Huitième des derniers championnats d’Europe de Milan avec sa fantastique GL Events*Dorai d'Aiguilly, Olivier Perreau vit l'une des plus belles périodes de sa carrière sportive. Discret, calme et travailleur, le natif de Saulieu a mis au point, au fil des années, un système bien rodé. De l’élevage à la formation en passant par la performance à haut niveau, le Tricolore maîtrise chaque maillon de la chaîne. Un avantage non négligeable dans sa quête, toujours raisonnée, des sommets. Passionné par les jeunes chevaux, qu’il observe tantôt dans l’un de ses vastes prés, tantôt sur leurs premiers parcours en compétition, le père de famille cache encore bien des cartes entre Vougy et Iguerande, où sont établis son écurie et son élevage, au bord de la Loire. En septembre, l’actuel soixante-troisième meilleur cavalier du monde a ouvert les portes de son havre de paix à Studforlife et livré quelques-uns de ses secrets. Rencontre en trois épisodes.

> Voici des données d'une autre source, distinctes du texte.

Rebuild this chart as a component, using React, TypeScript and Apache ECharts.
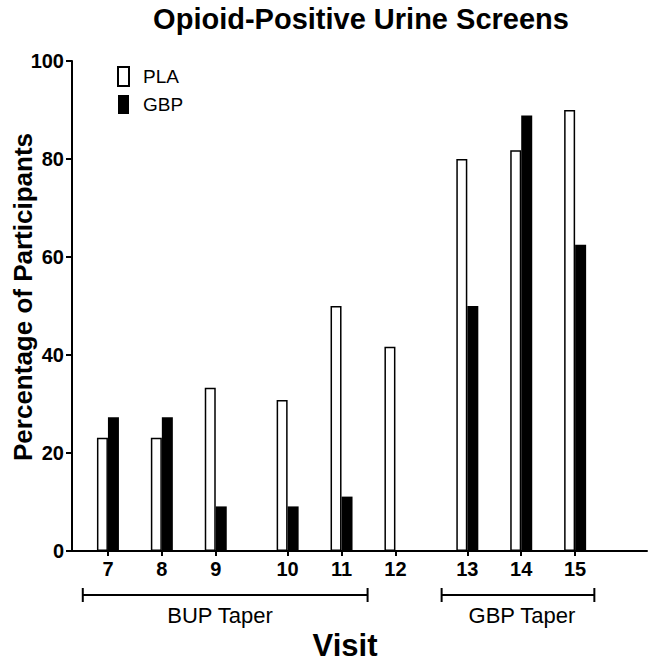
import React, { useEffect, useRef } from "react";
import * as echarts from "echarts";

const visitLabels = ["7", "8", "9", "10", "11", "12", "13", "14", "15"];
const visitPositions = [2, 5, 8, 12, 15, 18, 22, 25, 28];
const plaValues = [23.1, 23.1, 33.3, 30.8, 50, 41.7, 80, 81.8, 90];
const gbpValues = [27.3, 27.3, 9.1, 9.1, 11.1, 0, 50, 88.9, 62.5];
const yTickValues = [0, 20, 40, 60, 80, 100];
const phaseLabels = ["BUP Taper", "GBP Taper"];
const phaseStart = [0.6, 20.57];
const phaseEnd = [16.45, 29.07];
const phaseLabelAt = [8.24, 25.04];

const FONT = "'Liberation Sans', Arial, Helvetica, sans-serif";

export default function App() {
  const ref = useRef<HTMLDivElement>(null);
  useEffect(() => {
    if (!ref.current) return;
    const chart = echarts.init(ref.current, null, { renderer: "svg" });
    const labelFor = (v: number) => {
      const i = visitPositions.indexOf(v);
      return i >= 0 ? visitLabels[i] : "";
    };
    chart.setOption({
      animation: false,
      backgroundColor: "#fff",
      grid: { left: 72, right: 7, top: 61, bottom: 113 },
      legend: {
        data: ["PLA", "GBP"],
        orient: "vertical",
        left: 117,
        top: 66,
        padding: 0,
        itemWidth: 11,
        itemHeight: 19,
        itemGap: 8,
        icon: "rect",
        textStyle: { fontSize: 19, color: "#000", fontFamily: FONT, padding: [0, 0, 0, 9] },
      },
      xAxis: {
        type: "value",
        min: 0,
        max: 32,
        splitLine: { show: false },
        axisLine: { show: true, lineStyle: { color: "#000", width: 2 } },
        axisTick: { show: true, customValues: visitPositions, length: 5, lineStyle: { color: "#000", width: 2 } },
        axisLabel: {
          customValues: visitPositions,
          formatter: (v: number) => labelFor(v),
          fontSize: 20,
          fontWeight: "bold",
          color: "#000",
          fontFamily: FONT,
          margin: 8,
        },
      },
      yAxis: {
        type: "value",
        min: 0,
        max: 100,
        interval: 20,
        splitLine: { show: false },
        axisLine: { show: true, lineStyle: { color: "#000", width: 2 } },
        axisTick: { show: true, length: 6, lineStyle: { color: "#000", width: 2 } },
        axisLabel: {
          fontSize: 20,
          fontWeight: "bold",
          color: "#000",
          fontFamily: FONT,
          margin: 8,
          customValues: yTickValues,
        },
      },
      series: [
        {
          name: "PLA",
          type: "bar",
          barWidth: 11,
          barGap: "0%",
          itemStyle: { color: "#fff", borderColor: "#000", borderWidth: 1.5 },
          data: visitPositions.map((p, i) => [p, plaValues[i]]),
        },
        {
          name: "GBP",
          type: "bar",
          barWidth: 11,
          barGap: "0%",
          itemStyle: { color: "#000", borderColor: "#000", borderWidth: 0 },
          data: visitPositions.map((p, i) => [p, gbpValues[i]]),
        },
      ],
    });

    const graphics: any[] = [
      {
        type: "text",
        x: 361,
        y: 19,
        style: {
          text: "Opioid-Positive Urine Screens",
          font: `bold 29px ${FONT}`,
          fill: "#000",
          textAlign: "center",
          textVerticalAlign: "middle",
        },
      },
      {
        type: "text",
        x: 23,
        y: 297,
        rotation: Math.PI / 2,
        style: {
          text: "Percentage of Participants",
          font: `bold 26px ${FONT}`,
          fill: "#000",
          textAlign: "center",
          textVerticalAlign: "middle",
        },
      },
      {
        type: "text",
        x: 345,
        y: 645,
        style: {
          text: "Visit",
          font: `bold 31px ${FONT}`,
          fill: "#000",
          textAlign: "center",
          textVerticalAlign: "middle",
        },
      },
    ];
    const lineY = 595;
    phaseLabels.forEach((lab, i) => {
      const x1 = chart.convertToPixel({ gridIndex: 0 }, [phaseStart[i], 0])[0];
      const x2 = chart.convertToPixel({ gridIndex: 0 }, [phaseEnd[i], 0])[0];
      const xl = chart.convertToPixel({ gridIndex: 0 }, [phaseLabelAt[i], 0])[0];
      const ls = { stroke: "#000", lineWidth: 2 };
      graphics.push(
        { type: "line", shape: { x1, y1: lineY, x2, y2: lineY }, style: ls },
        { type: "line", shape: { x1, y1: lineY - 7, x2: x1, y2: lineY + 7 }, style: ls },
        { type: "line", shape: { x1: x2, y1: lineY - 7, x2, y2: lineY + 7 }, style: ls },
        {
          type: "text",
          x: xl,
          y: 615,
          style: {
            text: lab,
            font: `22px ${FONT}`,
            fill: "#000",
            textAlign: "center",
            textVerticalAlign: "middle",
          },
        }
      );
    });
    chart.setOption({ graphic: graphics });
    return () => chart.dispose();
  }, []);
  return (
    <div
      ref={ref}
      style={{ position: "fixed", left: 0, top: 0, width: 654, height: 664 }}
    />
  );
}
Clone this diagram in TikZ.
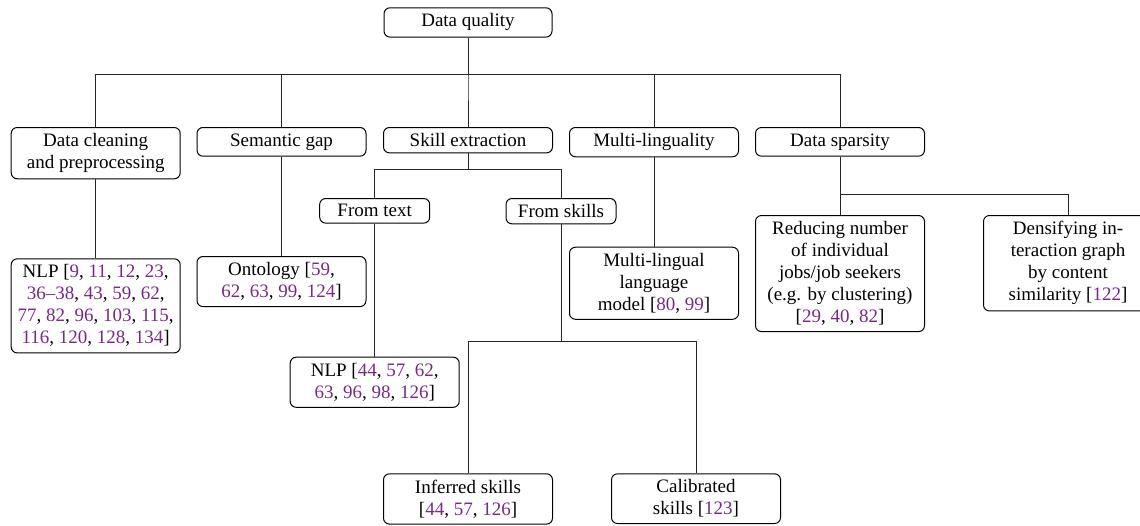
\documentclass[tikz,border=0pt]{standalone}
\usepackage{fontspec}
\setmainfont{Liberation Serif}
\usepackage{xcolor}
\usepackage{tikz}

\definecolor{citepurple}{RGB}{120,40,135}
\newcommand{\cn}[1]{\textcolor{citepurple}{#1}}

\begin{document}
\begin{tikzpicture}[
    x=0.5pt, y=-0.5pt,
    font=\fontsize{9.5}{11}\selectfont,
    box/.style={rectangle, draw, rounded corners=3pt, line width=0.5pt, minimum width=84.5pt, inner sep=3pt, align=center, anchor=north},
    smallbox/.style={box, minimum width=55pt},
    link/.style={line width=0.45pt, black!85}
]
    \useasboundingbox (0,0) rectangle (1140,525);

    % Root
    \node[box, minimum width=84pt] (dq) at (468,7.3) {Data quality};

    % Main issues
    \node[box] (clean) at (95.7,127) {Data cleaning\\and preprocessing};
    \node[box] (sem) at (281.5,127) {Semantic gap};
    \node[box] (skill) at (468,127) {Skill extraction};
    \node[box] (multi) at (654,127) {Multi-linguality};
    \node[box] (sparse) at (840,127) {Data sparsity};

    % Solutions
    \node[box] (nlpclean) at (95.7,258.3) {NLP [\cn{9}, \cn{11}, \cn{12}, \cn{23},\\\cn{36--38}, \cn{43}, \cn{59}, \cn{62},\\\cn{77}, \cn{82}, \cn{96}, \cn{103}, \cn{115},\\\cn{116}, \cn{120}, \cn{128}, \cn{134}]};
    \node[box] (onto) at (281.5,256) {Ontology [\cn{59},\\\cn{62}, \cn{63}, \cn{99}, \cn{124}]};
    \node[smallbox] (fromtext) at (374.7,198) {From text};
    \node[smallbox] (fromskills) at (561,198) {From skills};
    \node[box] (nlptext) at (374.7,356.7) {NLP [\cn{44}, \cn{57}, \cn{62},\\\cn{63}, \cn{96}, \cn{98}, \cn{126}]};
    \node[box] (inferred) at (468,473.3) {Inferred skills\\{}[\cn{44}, \cn{57}, \cn{126}]};
    \node[box] (calib) at (696,473.3) {Calibrated\\skills [\cn{123}]};
    \node[box] (mlmodel) at (654,246.7) {Multi-lingual\\language\\model [\cn{80}, \cn{99}]};
    \node[box] (reduce) at (840,215) {Reducing number\\of individual\\jobs/job seekers\\(e.g. by clustering)\\{}[\cn{29}, \cn{40}, \cn{82}]};
    \node[box] (dense) at (1068,215) {Densifying in-\\teraction graph\\by content\\similarity [\cn{122}]};

    % Levels of the branch lines
    \coordinate (dqbar) at (0,74.7);
    \coordinate (skillbar) at (0,169.3);
    \coordinate (fromskillsbar) at (0,341.7);
    \coordinate (sparsebar) at (0,194);

    % Branches
    \foreach \c in {clean,sem,skill,multi,sparse}
        \draw[link] (dq.south) |- (\c.north |- dqbar) -- (\c.north);
    \foreach \c in {fromtext,fromskills}
        \draw[link] (skill.south) |- (\c.north |- skillbar) -- (\c.north);
    \foreach \c in {inferred,calib}
        \draw[link] (fromskills.south) |- (\c.north |- fromskillsbar) -- (\c.north);
    \foreach \c in {reduce,dense}
        \draw[link] (sparse.south) |- (\c.north |- sparsebar) -- (\c.north);

    % Single children
    \draw[link] (clean) -- (nlpclean);
    \draw[link] (sem) -- (onto);
    \draw[link] (fromtext) -- (nlptext);
    \draw[link] (multi) -- (mlmodel);

\end{tikzpicture}
\end{document}
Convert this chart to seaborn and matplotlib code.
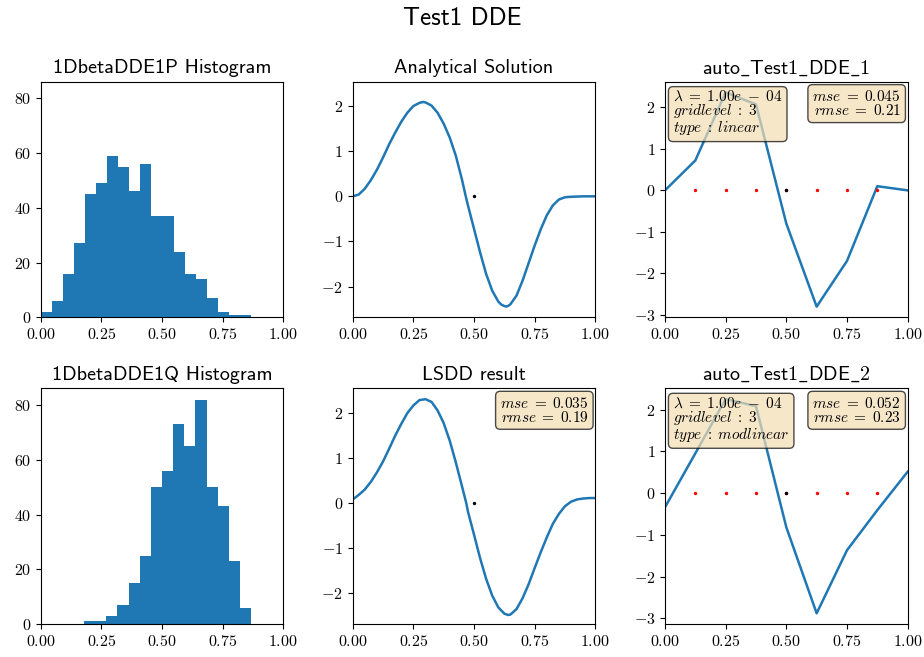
import numpy as np
import pandas as pd
import matplotlib
matplotlib.use("Agg")
import matplotlib.pyplot as plt
import seaborn as sns
from matplotlib.mathtext import MathTextParser

plt.rcParams['mathtext.fontset'] = 'cm'
plt.rcParams['axes.formatter.use_mathtext'] = True
plt.rcParams['font.family'] = ['cmr10', 'DejaVu Sans']
plt.rcParams['axes.unicode_minus'] = True

# ---------------- data ----------------
hist_p_counts = [2, 6, 16, 27, 45, 49, 59, 55, 46, 56, 37, 37, 24, 16, 14, 7, 2, 1, 1]
hist_p_range = [0.0, 0.867]
hist_q_counts = [1, 1, 3, 7, 15, 25, 50, 56, 73, 65, 82, 50, 43, 23, 6]
hist_q_range = [0.179, 0.867]

analytic_x = [0.0, 0.025, 0.05, 0.075, 0.1, 0.125, 0.15, 0.175, 0.2, 0.225, 0.25, 0.275,
              0.29, 0.3, 0.325, 0.35, 0.375, 0.4, 0.425, 0.45, 0.466, 0.475, 0.5, 0.525,
              0.55, 0.575, 0.6, 0.613, 0.625, 0.632, 0.64, 0.65, 0.675, 0.7, 0.725, 0.75,
              0.775, 0.8, 0.825, 0.85, 0.875, 0.9, 0.95, 1.0]
analytic_y = [0.0, 0.04, 0.17, 0.36, 0.59, 0.86, 1.15, 1.41, 1.65, 1.85, 2.0, 2.07,
              2.09, 2.08, 2.01, 1.85, 1.61, 1.3, 0.9, 0.38, 0.0, -0.2, -0.72, -1.24,
              -1.72, -2.09, -2.33, -2.40, -2.43, -2.44, -2.43, -2.39, -2.2, -1.87, -1.48, -1.09,
              -0.73, -0.42, -0.2, -0.07, -0.02, -0.01, 0.0, 0.0]

lsdd_x = [0.0, 0.025, 0.05, 0.075, 0.1, 0.125, 0.15, 0.175, 0.2, 0.225, 0.25, 0.275,
          0.3, 0.325, 0.35, 0.375, 0.4, 0.425, 0.45, 0.468, 0.475, 0.5, 0.525, 0.55,
          0.575, 0.6, 0.625, 0.64, 0.65, 0.675, 0.7, 0.725, 0.75, 0.775, 0.8, 0.825,
          0.85, 0.875, 0.9, 0.925, 0.95, 0.975, 1.0]
lsdd_y = [0.08, 0.18, 0.30, 0.47, 0.68, 0.92, 1.20, 1.49, 1.75, 1.99, 2.16, 2.28,
          2.30, 2.24, 2.05, 1.77, 1.38, 0.90, 0.38, 0.0, -0.19, -0.70, -1.22, -1.68,
          -2.05, -2.31, -2.45, -2.48, -2.47, -2.35, -2.11, -1.80, -1.44, -1.09, -0.76, -0.46,
          -0.24, -0.07, 0.03, 0.08, 0.10, 0.11, 0.11]

grid_x = [0.0, 0.125, 0.25, 0.375, 0.5, 0.625, 0.75, 0.875, 1.0]
auto1_y = [0.0, 0.72, 2.36, 2.07, -0.80, -2.80, -1.70, 0.10, 0.0]
auto2_y = [-0.34, 0.95, 2.25, 2.08, -0.82, -2.88, -1.37, -0.41, 0.51]

grid_pts_x = [0.125, 0.25, 0.375, 0.5, 0.625, 0.75, 0.875]
grid_pts_y = [0, 0, 0, 0, 0, 0, 0]
center_x = [0.5]
center_y = [0]

lsdd_err = ["0.035", "0.19"]
auto1_err = ["0.045", "0.21"]
auto2_err = ["0.052", "0.23"]
auto1_info = ["1.00e-04", "3", "linear"]
auto2_info = ["1.00e-04", "3", "modlinear"]

titles = ["1DbetaDDE1P Histogram", "Analytical Solution", "auto_Test1_DDE_1",
          "1DbetaDDE1Q Histogram", "LSDD result", "auto_Test1_DDE_2"]
suptitle = "Test1 DDE"

BLUE = '#1f77b4'
TITLE_FONT = ['cmss10', 'DejaVu Sans']

# check whether mathtext can typeset an underscore in sans
_use_math_us = True
try:
    MathTextParser('agg').parse(r'$\mathsf{a\_b}$', 72)
except Exception:
    _use_math_us = False


def title_text(s):
    if '_' in s and _use_math_us:
        return r'$\mathsf{' + s.replace('_', r'\_') + '}$'
    return s


fig = plt.figure(figsize=(9.24, 6.57), dpi=100)
L = [0.044, 0.3817, 0.7197]
W = 0.2626
B = [0.517, 0.0502]
H = 0.3587
axes = [[fig.add_axes([L[c], B[r], W, H]) for c in range(3)] for r in range(2)]

box = dict(boxstyle='round', facecolor='wheat', alpha=0.7, edgecolor='black')
BOXFS = 11


def hist(ax, counts, rng):
    n = len(counts)
    step = (rng[1] - rng[0]) / n
    centers = [rng[0] + step * (i + 0.5) for i in range(n)]
    df = pd.DataFrame({'x': centers, 'w': counts})
    sns.histplot(data=df, x='x', weights='w', bins=n, binrange=(rng[0], rng[1]),
                 ax=ax, color=BLUE, alpha=1.0, linewidth=0)
    ax.set_ylabel('')
    ax.set_xlabel('')
    ax.set_xlim(0, 1)
    ax.set_ylim(0, 86.1)
    ax.set_yticks([0, 20, 40, 60, 80])


def curve(ax, x, y):
    sns.lineplot(x=x, y=y, ax=ax, color=BLUE, linewidth=1.8)
    sns.scatterplot(x=center_x, y=center_y, ax=ax, color='black', s=6, linewidth=0, zorder=3)
    ax.set_xlim(0, 1)


def errbox(ax, err):
    ax.text(0.972, 0.968, r'$mse\;=\;%s$' % err[0] + '\n' + r'$rmse\;=\;%s$' % err[1],
            transform=ax.transAxes, va='top', ha='right', fontsize=BOXFS, bbox=box, zorder=5,
            linespacing=0.9)


def auto(ax, y, err, info):
    sns.lineplot(x=grid_x, y=y, ax=ax, color=BLUE, linewidth=1.8)
    sns.scatterplot(x=grid_pts_x, y=grid_pts_y, ax=ax, color='red', s=6, linewidth=0, zorder=3)
    sns.scatterplot(x=center_x, y=center_y, ax=ax, color='black', s=6, linewidth=0, zorder=3)
    ax.set_xlim(0, 1)
    ax.set_yticks([-3, -2, -1, 0, 1, 2])
    mant, expo = info[0].split('e-')
    ax.text(0.033, 0.968,
            r'$\lambda\;=\;%se\;-\;%s$' % (mant, expo) + '\n' +
            r'$gridlevel\;:\;%s$' % info[1] + '\n' + r'$type\;:\;%s$' % info[2],
            transform=ax.transAxes, va='top', ha='left', fontsize=BOXFS, bbox=box, zorder=5,
            linespacing=0.9)
    errbox(ax, err)


hist(axes[0][0], hist_p_counts, hist_p_range)
hist(axes[1][0], hist_q_counts, hist_q_range)
curve(axes[0][1], analytic_x, analytic_y)
curve(axes[1][1], lsdd_x, lsdd_y)
errbox(axes[1][1], lsdd_err)
for a in (axes[0][1], axes[1][1]):
    a.set_ylim(-2.68, 2.54)
    a.set_yticks([-2, -1, 0, 1, 2])
auto(axes[0][2], auto1_y, auto1_err, auto1_info)
auto(axes[1][2], auto2_y, auto2_err, auto2_info)

for i, ax in enumerate([axes[0][0], axes[0][1], axes[0][2], axes[1][0], axes[1][1], axes[1][2]]):
    ax.set_title(title_text(titles[i]), family=TITLE_FONT, fontsize=14.5, pad=6)
    ax.set_xticks([0, 0.25, 0.5, 0.75, 1.0])
    ax.tick_params(labelsize=11.5)
    for s in ax.spines.values():
        s.set_visible(True)
        s.set_linewidth(0.8)

fig.suptitle(suptitle, family=TITLE_FONT, fontsize=18, y=0.99)
fig.savefig('out.png', dpi=100)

Les premières et deuxièmes parties de ce reportage sont à (re)lire ici et ici.

Trois ans après accueilli GL Events*Dorai d'Aiguilly dans sa vie, Olivier Perreau a vu débarquer un autre produit de sa précieuse Bijou Orai, aussi douée sur les épreuves de puissance que face au chronomètre dans ses jeunes années. “Dorai a un frère de sept ans, Game Changer Aiguilly, un étalon par Big Star (né What A Quick Star R, ndlr). Je pense qu’il s’agit aussi d’un cheval à fort potentiel. Il est différent de Dorai, mais me semble être destiné à sauter de gros parcours. L’idée est en tout cas d’essayer de faire de lui un cheval de Grand Prix”, se projette-t-il. Le bien nommé a déjà découvert les somptueuses pistes traditionnelles de Saint-Gall et Aix-la-Chapelle cette année, à l'occasion d'épreuves réservées à sa classe d’âge. De quoi laisser rêveur pour l’avenir. Bijou Orai, qui attend deux embryons par le champion de Belgique en titre, Ermitage Kalone, pour 2024, a quelques autres jeunes produits. Parmi eux, Ijou d’Aiguilly (Mylord Carthago), dont la plaque nominative orne son box à Vougy. Le jeune homme de cinq ans a réalisé sa première saison de concours cette année, avec huit sans-faute sur neuf parcours.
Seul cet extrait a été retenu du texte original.